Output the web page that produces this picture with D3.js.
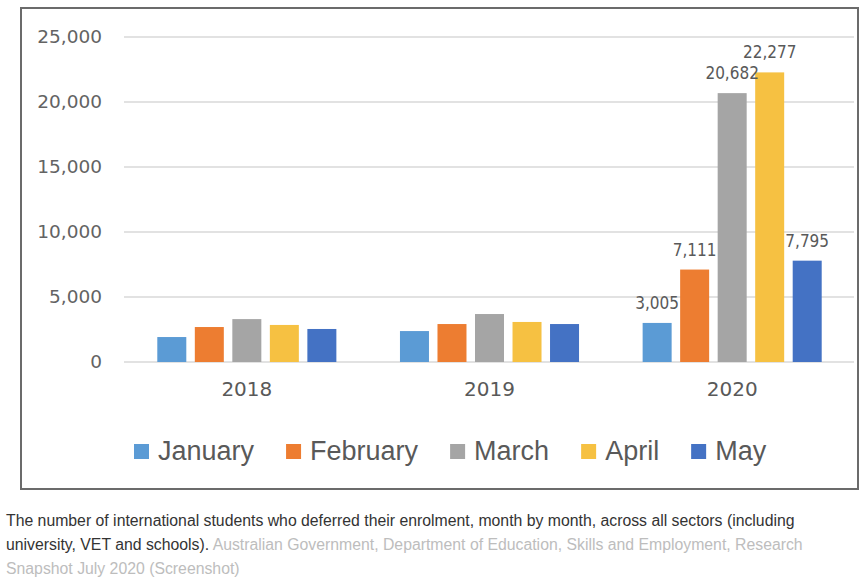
<!DOCTYPE html>
<html>
<head>
<meta charset="utf-8">
<script src="https://cdn.jsdelivr.net/npm/d3@7"></script>
<style>
  html, body { margin: 0; padding: 0; background: #fff; }
  svg { display: block; }
</style>
</head>
<body>
<svg id="chart" width="866" height="588"></svg>
<script>
// ---- data ----
const years = ["2018", "2019", "2020"];
const months = ["January", "February", "March", "April", "May"];
const january  = [1920, 2380, 3005];
const february = [2690, 2920, 7111];
const march    = [3300, 3690, 20682];
const april    = [2850, 3080, 22277];
const may      = [2540, 2920, 7795];
const labelledYears = ["2020"];
const yTicks = [0, 5000, 10000, 15000, 20000, 25000];
const colors = ["#5b9bd5", "#ed7d31", "#a5a5a5", "#f6c142", "#4472c4"];
const captionMain = "The number of international students who deferred their enrolment, month by month, across all sectors (including";
const captionLine2a = "university, VET and schools).";
const captionLine2b = " Australian Government, Department of Education, Skills and Employment, Research";
const captionLine3 = "Snapshot July 2020 (Screenshot)";

const series = [january, february, march, april, may];
const table = years.map((yr, i) => ({
  year: yr,
  values: months.map((m, j) => ({ month: m, value: series[j][i], color: colors[j] }))
}));

const svg = d3.select("#chart");

// frame
svg.append("rect")
  .attr("x", 21).attr("y", 8).attr("width", 837).attr("height", 481)
  .attr("fill", "#fff").attr("stroke", "#6b6b6b").attr("stroke-width", 2);

const y = d3.scaleLinear().domain([0, 25000]).range([362, 37]);
const x0 = d3.scaleBand().domain(years).range([125.5, 853.5]).padding(0);
const x1 = d3.scaleBand().domain(months)
  .range([31.8, x0.bandwidth() - 31.8]).paddingInner(0.227).paddingOuter(0);

// gridlines
const plotLeft = 124, plotRight = 854;
svg.append("g").selectAll("line").data(yTicks).join("line")
  .attr("x1", plotLeft).attr("x2", plotRight)
  .attr("y1", d => y(d)).attr("y2", d => y(d))
  .attr("stroke", "#d9d9d9").attr("stroke-width", 1.5);

// y axis labels
const yAxis = d3.axisLeft(y).tickValues(yTicks).tickFormat(d3.format(",")).tickSize(0).tickPadding(0);
const yg = svg.append("g").attr("transform", "translate(102,0)").call(yAxis);
yg.select(".domain").remove();
yg.selectAll("text")
  .attr("font-family", "DejaVu Sans, Verdana, sans-serif")
  .attr("font-size", 18.5).attr("fill", "#636363");

// x axis labels
const xAxis = d3.axisBottom(x0).tickSize(0).tickPadding(0);
const xg = svg.append("g").attr("transform", "translate(0,382)").call(xAxis);
xg.select(".domain").remove();
xg.selectAll("text")
  .attr("font-family", "DejaVu Sans, Verdana, sans-serif")
  .attr("font-size", 20).attr("fill", "#595959");

// bars
const groups = svg.append("g").selectAll("g").data(table).join("g")
  .attr("transform", d => `translate(${x0(d.year)},0)`);

groups.selectAll("rect").data(d => d.values).join("rect")
  .attr("x", d => x1(d.month))
  .attr("width", x1.bandwidth())
  .attr("y", d => y(d.value))
  .attr("height", d => y(0) - y(d.value))
  .attr("fill", d => d.color);

// data labels (2020 only)
groups.filter(d => labelledYears.includes(d.year))
  .selectAll("text").data(d => d.values).join("text")
  .attr("x", d => x1(d.month) + x1.bandwidth() / 2)
  .attr("y", d => y(d.value) - 14)
  .attr("text-anchor", "middle")
  .attr("font-family", "'DejaVu Sans Condensed', 'DejaVu Sans', sans-serif")
  .style("font-stretch", "condensed")
  .attr("font-size", 17).attr("fill", "#595959")
  .text(d => d3.format(",")(d.value));

// legend
const legend = svg.append("g").attr("transform", "translate(134,0)");
let cx = 0;
months.forEach((m, i) => {
  const g = legend.append("g").attr("transform", `translate(${cx},0)`);
  g.append("rect").attr("x", 0).attr("y", 444).attr("width", 15).attr("height", 15).attr("fill", colors[i]);
  const t = g.append("text").attr("x", 24).attr("y", 460)
    .attr("font-family", "'Liberation Sans', Arial, sans-serif")
    .attr("font-size", 27).attr("fill", "#595959").text(m);
  const w = t.node().getComputedTextLength();
  cx += 24 + w + 32;
});

// caption
const cap = svg.append("g")
  .attr("font-family", "'Liberation Sans', Arial, sans-serif")
  .attr("font-size", 15.8);
cap.append("text").attr("x", 6).attr("y", 526).attr("fill", "#333").text(captionMain);
const l2 = cap.append("text").attr("x", 6).attr("y", 550);
l2.append("tspan").attr("fill", "#333").text(captionLine2a);
l2.append("tspan").attr("fill", "#bdbdbd").text(captionLine2b);
cap.append("text").attr("x", 6).attr("y", 574).attr("fill", "#bdbdbd").text(captionLine3);
</script>
</body>
</html>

▶ **DIRECTIONS FOR THIS TASK**:
Reproduce each line word for word and drop the pictures.

▶ **WORKED SOLUTION**:
Output the web page that produces this picture with D3.js.
<!DOCTYPE html>
<html>
<head>
<meta charset="utf-8">
<script src="https://cdn.jsdelivr.net/npm/d3@7"></script>
<style>
  html, body { margin: 0; padding: 0; background: #fff; }
  svg { display: block; }
</style>
</head>
<body>
<svg id="chart" width="866" height="588"></svg>
<script>
// ---- data ----
const years = ["2018", "2019", "2020"];
const months = ["January", "February", "March", "April", "May"];
const january  = [1920, 2380, 3005];
const february = [2690, 2920, 7111];
const march    = [3300, 3690, 20682];
const april    = [2850, 3080, 22277];
const may      = [2540, 2920, 7795];
const labelledYears = ["2020"];
const yTicks = [0, 5000, 10000, 15000, 20000, 25000];
const colors = ["#5b9bd5", "#ed7d31", "#a5a5a5", "#f6c142", "#4472c4"];
const captionMain = "The number of international students who deferred their enrolment, month by month, across all sectors (including";
const captionLine2a = "university, VET and schools).";
const captionLine2b = " Australian Government, Department of Education, Skills and Employment, Research";
const captionLine3 = "Snapshot July 2020 (Screenshot)";

const series = [january, february, march, april, may];
const table = years.map((yr, i) => ({
  year: yr,
  values: months.map((m, j) => ({ month: m, value: series[j][i], color: colors[j] }))
}));

const svg = d3.select("#chart");

// frame
svg.append("rect")
  .attr("x", 21).attr("y", 8).attr("width", 837).attr("height", 481)
  .attr("fill", "#fff").attr("stroke", "#6b6b6b").attr("stroke-width", 2);

const y = d3.scaleLinear().domain([0, 25000]).range([362, 37]);
const x0 = d3.scaleBand().domain(years).range([125.5, 853.5]).padding(0);
const x1 = d3.scaleBand().domain(months)
  .range([31.8, x0.bandwidth() - 31.8]).paddingInner(0.227).paddingOuter(0);

// gridlines
const plotLeft = 124, plotRight = 854;
svg.append("g").selectAll("line").data(yTicks).join("line")
  .attr("x1", plotLeft).attr("x2", plotRight)
  .attr("y1", d => y(d)).attr("y2", d => y(d))
  .attr("stroke", "#d9d9d9").attr("stroke-width", 1.5);

// y axis labels
const yAxis = d3.axisLeft(y).tickValues(yTicks).tickFormat(d3.format(",")).tickSize(0).tickPadding(0);
const yg = svg.append("g").attr("transform", "translate(102,0)").call(yAxis);
yg.select(".domain").remove();
yg.selectAll("text")
  .attr("font-family", "DejaVu Sans, Verdana, sans-serif")
  .attr("font-size", 18.5).attr("fill", "#636363");

// x axis labels
const xAxis = d3.axisBottom(x0).tickSize(0).tickPadding(0);
const xg = svg.append("g").attr("transform", "translate(0,382)").call(xAxis);
xg.select(".domain").remove();
xg.selectAll("text")
  .attr("font-family", "DejaVu Sans, Verdana, sans-serif")
  .attr("font-size", 20).attr("fill", "#595959");

// bars
const groups = svg.append("g").selectAll("g").data(table).join("g")
  .attr("transform", d => `translate(${x0(d.year)},0)`);

groups.selectAll("rect").data(d => d.values).join("rect")
  .attr("x", d => x1(d.month))
  .attr("width", x1.bandwidth())
  .attr("y", d => y(d.value))
  .attr("height", d => y(0) - y(d.value))
  .attr("fill", d => d.color);

// data labels (2020 only)
groups.filter(d => labelledYears.includes(d.year))
  .selectAll("text").data(d => d.values).join("text")
  .attr("x", d => x1(d.month) + x1.bandwidth() / 2)
  .attr("y", d => y(d.value) - 14)
  .attr("text-anchor", "middle")
  .attr("font-family", "'DejaVu Sans Condensed', 'DejaVu Sans', sans-serif")
  .style("font-stretch", "condensed")
  .attr("font-size", 17).attr("fill", "#595959")
  .text(d => d3.format(",")(d.value));

// legend
const legend = svg.append("g").attr("transform", "translate(134,0)");
let cx = 0;
months.forEach((m, i) => {
  const g = legend.append("g").attr("transform", `translate(${cx},0)`);
  g.append("rect").attr("x", 0).attr("y", 444).attr("width", 15).attr("height", 15).attr("fill", colors[i]);
  const t = g.append("text").attr("x", 24).attr("y", 460)
    .attr("font-family", "'Liberation Sans', Arial, sans-serif")
    .attr("font-size", 27).attr("fill", "#595959").text(m);
  const w = t.node().getComputedTextLength();
  cx += 24 + w + 32;
});

// caption
const cap = svg.append("g")
  .attr("font-family", "'Liberation Sans', Arial, sans-serif")
  .attr("font-size", 15.8);
cap.append("text").attr("x", 6).attr("y", 526).attr("fill", "#333").text(captionMain);
const l2 = cap.append("text").attr("x", 6).attr("y", 550);
l2.append("tspan").attr("fill", "#333").text(captionLine2a);
l2.append("tspan").attr("fill", "#bdbdbd").text(captionLine2b);
cap.append("text").attr("x", 6).attr("y", 574).attr("fill", "#bdbdbd").text(captionLine3);
</script>
</body>
</html>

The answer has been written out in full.